GIVEN EXERCISE »
Wherever the word "React" appears in a line, extract that line.

INFORMATION SUPPLIED »
'''
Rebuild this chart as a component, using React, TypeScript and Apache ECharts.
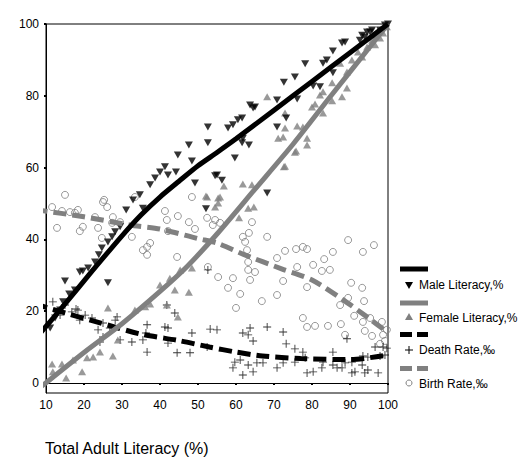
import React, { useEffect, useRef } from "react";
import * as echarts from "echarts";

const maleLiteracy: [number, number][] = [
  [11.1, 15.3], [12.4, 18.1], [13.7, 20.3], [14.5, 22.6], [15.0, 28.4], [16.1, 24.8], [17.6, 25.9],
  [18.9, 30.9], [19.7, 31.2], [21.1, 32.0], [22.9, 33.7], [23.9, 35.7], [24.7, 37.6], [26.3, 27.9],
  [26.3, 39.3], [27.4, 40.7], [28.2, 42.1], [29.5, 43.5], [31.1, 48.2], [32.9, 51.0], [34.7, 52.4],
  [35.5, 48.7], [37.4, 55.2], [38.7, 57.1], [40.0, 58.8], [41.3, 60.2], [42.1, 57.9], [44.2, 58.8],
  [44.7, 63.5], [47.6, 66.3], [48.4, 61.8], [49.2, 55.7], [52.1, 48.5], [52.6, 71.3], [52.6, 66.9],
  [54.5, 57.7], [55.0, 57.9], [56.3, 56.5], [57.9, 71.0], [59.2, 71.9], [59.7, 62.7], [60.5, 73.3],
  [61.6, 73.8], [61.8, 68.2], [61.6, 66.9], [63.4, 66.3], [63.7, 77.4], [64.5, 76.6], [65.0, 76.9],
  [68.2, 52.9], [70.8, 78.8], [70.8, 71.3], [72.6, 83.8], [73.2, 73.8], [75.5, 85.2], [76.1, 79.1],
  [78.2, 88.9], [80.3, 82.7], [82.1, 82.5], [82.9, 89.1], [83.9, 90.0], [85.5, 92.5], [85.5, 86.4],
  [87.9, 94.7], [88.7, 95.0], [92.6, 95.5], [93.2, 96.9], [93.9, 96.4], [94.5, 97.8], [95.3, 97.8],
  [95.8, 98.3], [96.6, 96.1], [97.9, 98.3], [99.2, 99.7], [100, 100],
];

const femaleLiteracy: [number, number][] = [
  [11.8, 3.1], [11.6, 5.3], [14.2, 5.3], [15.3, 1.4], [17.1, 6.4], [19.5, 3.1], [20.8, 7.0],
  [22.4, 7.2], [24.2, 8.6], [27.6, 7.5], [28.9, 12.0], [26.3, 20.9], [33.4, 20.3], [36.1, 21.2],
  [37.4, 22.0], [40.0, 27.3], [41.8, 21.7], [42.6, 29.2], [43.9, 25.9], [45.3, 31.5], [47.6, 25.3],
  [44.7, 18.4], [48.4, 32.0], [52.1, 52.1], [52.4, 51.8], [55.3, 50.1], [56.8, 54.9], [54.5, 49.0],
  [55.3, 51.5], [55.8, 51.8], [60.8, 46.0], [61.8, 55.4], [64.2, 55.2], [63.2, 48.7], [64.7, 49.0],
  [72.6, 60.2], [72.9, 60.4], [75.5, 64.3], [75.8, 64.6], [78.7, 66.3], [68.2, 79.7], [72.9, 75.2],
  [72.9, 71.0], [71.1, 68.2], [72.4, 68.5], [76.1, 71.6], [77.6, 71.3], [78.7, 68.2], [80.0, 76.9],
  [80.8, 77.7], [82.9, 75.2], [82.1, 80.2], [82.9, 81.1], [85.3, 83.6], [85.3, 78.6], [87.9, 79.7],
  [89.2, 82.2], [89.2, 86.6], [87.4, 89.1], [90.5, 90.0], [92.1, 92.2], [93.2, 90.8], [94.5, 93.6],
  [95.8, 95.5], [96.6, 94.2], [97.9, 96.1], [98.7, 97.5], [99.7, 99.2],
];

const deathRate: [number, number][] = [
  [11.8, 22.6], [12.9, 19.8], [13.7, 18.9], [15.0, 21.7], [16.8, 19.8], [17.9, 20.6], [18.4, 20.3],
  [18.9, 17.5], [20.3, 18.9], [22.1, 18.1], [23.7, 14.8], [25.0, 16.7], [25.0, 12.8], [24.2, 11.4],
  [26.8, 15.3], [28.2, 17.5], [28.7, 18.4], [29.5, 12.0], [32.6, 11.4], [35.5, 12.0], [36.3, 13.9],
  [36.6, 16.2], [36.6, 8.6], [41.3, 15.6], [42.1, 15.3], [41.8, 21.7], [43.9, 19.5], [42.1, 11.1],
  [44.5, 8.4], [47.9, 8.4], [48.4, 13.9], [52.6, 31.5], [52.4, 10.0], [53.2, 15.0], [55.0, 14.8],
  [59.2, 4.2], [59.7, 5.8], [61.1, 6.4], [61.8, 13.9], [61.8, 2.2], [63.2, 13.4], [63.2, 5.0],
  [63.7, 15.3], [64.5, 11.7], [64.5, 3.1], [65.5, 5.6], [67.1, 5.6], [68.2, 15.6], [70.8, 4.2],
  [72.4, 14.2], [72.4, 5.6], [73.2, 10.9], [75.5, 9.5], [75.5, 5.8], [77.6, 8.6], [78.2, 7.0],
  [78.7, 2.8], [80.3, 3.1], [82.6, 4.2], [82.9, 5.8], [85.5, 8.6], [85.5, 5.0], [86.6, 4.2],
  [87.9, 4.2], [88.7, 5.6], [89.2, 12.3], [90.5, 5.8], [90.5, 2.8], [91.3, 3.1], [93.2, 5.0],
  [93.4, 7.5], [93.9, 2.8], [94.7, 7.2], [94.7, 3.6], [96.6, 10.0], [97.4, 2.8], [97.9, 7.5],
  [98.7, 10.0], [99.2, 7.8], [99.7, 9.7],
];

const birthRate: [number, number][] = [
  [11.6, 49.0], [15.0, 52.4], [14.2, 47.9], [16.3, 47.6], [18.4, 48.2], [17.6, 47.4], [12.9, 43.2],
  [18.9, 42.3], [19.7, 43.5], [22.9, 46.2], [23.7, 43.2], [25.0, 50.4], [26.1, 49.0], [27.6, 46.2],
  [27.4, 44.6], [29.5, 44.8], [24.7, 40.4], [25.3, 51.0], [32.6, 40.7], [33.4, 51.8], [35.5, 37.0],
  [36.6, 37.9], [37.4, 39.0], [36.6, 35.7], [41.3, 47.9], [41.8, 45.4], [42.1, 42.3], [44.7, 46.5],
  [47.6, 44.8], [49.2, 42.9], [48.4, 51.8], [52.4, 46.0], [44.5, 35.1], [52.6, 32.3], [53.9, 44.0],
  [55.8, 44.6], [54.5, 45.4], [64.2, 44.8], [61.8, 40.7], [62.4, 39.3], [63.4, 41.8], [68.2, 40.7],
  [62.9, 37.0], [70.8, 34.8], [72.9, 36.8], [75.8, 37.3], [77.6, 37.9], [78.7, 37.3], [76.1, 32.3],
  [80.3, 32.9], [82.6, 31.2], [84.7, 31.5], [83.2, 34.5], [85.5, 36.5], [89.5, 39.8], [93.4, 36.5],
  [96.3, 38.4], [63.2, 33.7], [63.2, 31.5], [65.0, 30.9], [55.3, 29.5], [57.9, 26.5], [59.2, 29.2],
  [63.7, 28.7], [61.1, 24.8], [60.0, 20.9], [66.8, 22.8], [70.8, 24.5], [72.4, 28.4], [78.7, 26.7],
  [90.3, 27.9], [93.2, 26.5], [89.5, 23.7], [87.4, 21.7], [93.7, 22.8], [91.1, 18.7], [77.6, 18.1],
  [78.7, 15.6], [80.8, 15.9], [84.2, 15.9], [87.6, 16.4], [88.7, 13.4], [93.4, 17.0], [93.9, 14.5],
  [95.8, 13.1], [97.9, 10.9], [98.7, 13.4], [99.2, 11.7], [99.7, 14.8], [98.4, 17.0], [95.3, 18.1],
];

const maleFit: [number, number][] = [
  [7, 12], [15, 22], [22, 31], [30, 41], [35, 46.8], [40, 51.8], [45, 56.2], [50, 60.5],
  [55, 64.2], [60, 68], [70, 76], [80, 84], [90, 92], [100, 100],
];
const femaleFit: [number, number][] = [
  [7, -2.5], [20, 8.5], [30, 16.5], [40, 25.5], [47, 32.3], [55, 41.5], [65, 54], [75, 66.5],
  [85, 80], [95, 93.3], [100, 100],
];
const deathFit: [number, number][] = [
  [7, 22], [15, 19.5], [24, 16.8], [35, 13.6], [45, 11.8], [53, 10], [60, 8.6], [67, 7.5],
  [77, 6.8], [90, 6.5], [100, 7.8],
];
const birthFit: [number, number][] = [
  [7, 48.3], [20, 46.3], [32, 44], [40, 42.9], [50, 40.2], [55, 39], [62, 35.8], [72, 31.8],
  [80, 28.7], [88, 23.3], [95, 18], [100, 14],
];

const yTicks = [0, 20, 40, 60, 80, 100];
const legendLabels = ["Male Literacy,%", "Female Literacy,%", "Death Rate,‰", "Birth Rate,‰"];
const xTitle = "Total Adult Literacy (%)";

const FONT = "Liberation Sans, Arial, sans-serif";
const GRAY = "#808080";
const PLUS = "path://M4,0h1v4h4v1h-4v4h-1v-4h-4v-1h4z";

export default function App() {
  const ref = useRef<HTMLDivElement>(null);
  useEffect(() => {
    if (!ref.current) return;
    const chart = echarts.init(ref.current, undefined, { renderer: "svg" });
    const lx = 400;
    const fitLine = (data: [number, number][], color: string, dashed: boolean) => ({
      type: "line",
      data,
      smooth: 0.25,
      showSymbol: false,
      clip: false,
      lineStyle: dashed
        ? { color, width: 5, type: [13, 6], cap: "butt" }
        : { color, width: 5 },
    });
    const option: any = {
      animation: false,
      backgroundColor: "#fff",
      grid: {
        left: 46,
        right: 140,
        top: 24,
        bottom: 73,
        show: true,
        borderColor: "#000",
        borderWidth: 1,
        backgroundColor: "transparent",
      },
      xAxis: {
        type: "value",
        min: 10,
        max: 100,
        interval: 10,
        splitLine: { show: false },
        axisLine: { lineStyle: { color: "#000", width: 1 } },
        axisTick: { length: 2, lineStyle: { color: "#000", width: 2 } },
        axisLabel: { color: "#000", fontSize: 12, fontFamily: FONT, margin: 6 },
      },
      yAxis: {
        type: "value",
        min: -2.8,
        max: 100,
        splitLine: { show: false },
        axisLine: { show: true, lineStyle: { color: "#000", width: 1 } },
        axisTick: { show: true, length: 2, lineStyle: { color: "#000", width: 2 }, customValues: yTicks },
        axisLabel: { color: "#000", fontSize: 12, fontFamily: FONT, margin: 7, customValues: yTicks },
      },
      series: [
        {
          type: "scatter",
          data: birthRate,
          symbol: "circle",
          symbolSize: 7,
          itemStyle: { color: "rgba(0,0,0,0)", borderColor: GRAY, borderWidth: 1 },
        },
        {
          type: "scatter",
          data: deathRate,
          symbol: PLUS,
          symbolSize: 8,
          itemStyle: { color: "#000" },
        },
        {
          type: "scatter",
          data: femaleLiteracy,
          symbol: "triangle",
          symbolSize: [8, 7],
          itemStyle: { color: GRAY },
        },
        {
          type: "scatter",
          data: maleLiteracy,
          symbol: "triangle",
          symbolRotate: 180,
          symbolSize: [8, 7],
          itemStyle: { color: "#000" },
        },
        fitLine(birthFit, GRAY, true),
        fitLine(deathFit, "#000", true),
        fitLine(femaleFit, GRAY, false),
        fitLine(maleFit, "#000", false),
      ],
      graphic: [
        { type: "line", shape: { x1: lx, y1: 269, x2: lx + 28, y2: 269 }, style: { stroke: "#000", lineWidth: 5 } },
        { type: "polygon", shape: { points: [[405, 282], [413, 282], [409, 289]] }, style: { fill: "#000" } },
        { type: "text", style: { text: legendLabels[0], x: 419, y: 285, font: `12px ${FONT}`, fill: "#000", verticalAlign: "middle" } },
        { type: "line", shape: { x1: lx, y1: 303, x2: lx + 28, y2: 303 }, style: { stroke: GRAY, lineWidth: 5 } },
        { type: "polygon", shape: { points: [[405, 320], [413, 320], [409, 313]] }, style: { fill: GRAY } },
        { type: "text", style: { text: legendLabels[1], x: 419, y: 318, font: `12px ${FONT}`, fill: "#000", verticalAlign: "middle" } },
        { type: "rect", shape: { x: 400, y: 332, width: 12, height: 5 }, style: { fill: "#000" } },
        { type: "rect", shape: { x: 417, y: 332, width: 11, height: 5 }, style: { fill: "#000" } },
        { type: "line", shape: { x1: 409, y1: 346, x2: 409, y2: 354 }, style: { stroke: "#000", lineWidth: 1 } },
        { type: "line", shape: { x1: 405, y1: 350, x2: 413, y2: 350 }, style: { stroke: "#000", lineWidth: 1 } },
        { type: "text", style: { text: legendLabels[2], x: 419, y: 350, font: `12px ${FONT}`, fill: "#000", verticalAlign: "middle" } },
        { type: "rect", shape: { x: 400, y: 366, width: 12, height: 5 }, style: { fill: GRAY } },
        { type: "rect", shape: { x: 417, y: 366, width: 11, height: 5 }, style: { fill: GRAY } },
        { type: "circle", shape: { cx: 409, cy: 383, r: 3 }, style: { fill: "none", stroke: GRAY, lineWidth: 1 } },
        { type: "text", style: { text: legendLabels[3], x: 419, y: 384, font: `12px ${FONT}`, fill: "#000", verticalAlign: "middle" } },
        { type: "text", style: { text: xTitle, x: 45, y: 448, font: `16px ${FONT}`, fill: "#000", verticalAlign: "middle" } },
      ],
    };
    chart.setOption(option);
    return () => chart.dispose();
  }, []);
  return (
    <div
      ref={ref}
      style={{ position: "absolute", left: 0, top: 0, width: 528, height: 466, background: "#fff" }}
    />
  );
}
'''
TASK ANSWER »
Rebuild this chart as a component, using React, TypeScript and Apache ECharts.
import React, { useEffect, useRef } from "react";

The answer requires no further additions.